Serafin de Alba es otra historia. Serafín ha tenido durante el juicio, como en la vida misma, sus buenos y sus malos momentos. Serafín afirma que pasó gran parte de la tarde con un amigo; el amigo ya ha fallecido, pero el hijo del hombre ha ratificado el relato de Serafín. Por otro lado, la coartada de Serafín se sustenta en que dejó cavar - y proporcionó los trebejos necesarios - a los rumanos para que le quitaran un tocón en su huerto. Sin embargo, los agentes que acudieron al huerto manifestaron no haber visto tocón alguno. Si hay tocón, Serafín tiene coartada; si no hay tocón, Serafín está contra las cuerdas. El abogado de Serafín, Fidel Pérez, mostró una fotografía de un tronco cortado a ras y, oye, si cuela, cuela. Hubo también un aparatoso rifirrafe a cuenta de quién lavó los cubos que Serafín había prestado a los ´braceros´. Según los agentes, Serafín les dijo aquella noche aciaga de 2013 que los había lavado él, aunque ahora diga Diego y afirme que los lavó su esposa. La defensa de Serafín hace hincapié en la colaboración total de Serafín con los agentes cuando estos se presentaron en el limonar: ¿habría actuado así de saber el espanto que cubría aquella tierra? En definitiva, Serafín se tambalea en el cuadrilátero; ojo morado, labio roto, nariz sangrante. Pero no cae. Serafín se mantuvo firme en los albores del juicio y no accedió a la confesión pactada. Dicen que guarda un enorme respeto por su apellido y siente que debe limpiarlo. Como a los cubos.

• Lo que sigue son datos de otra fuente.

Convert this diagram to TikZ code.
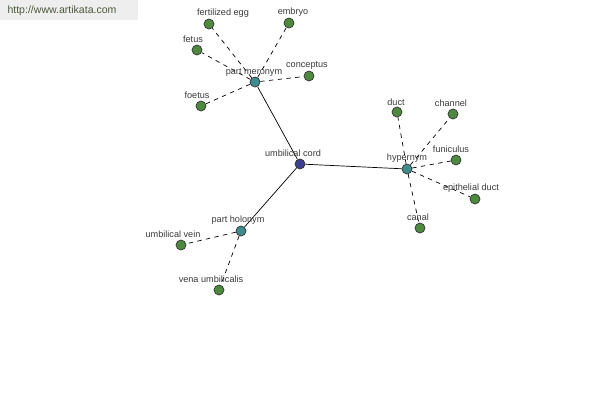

Como si un veredicto exculpatorio y el derecho al olvido en internet fuera a borrar de la memoria de la Región lo que durante unos días albergó el agreste huerto de Alquerías. Serafín, de hecho, bastante bien parado ha salido ya al enfrentarse solo a tres años de prisión. Pero no se conforma; Serafín de Alba quiere que su nombre quede limpio de toda mácula. La última palabra, ya saben: nuestros nueve murcianitos.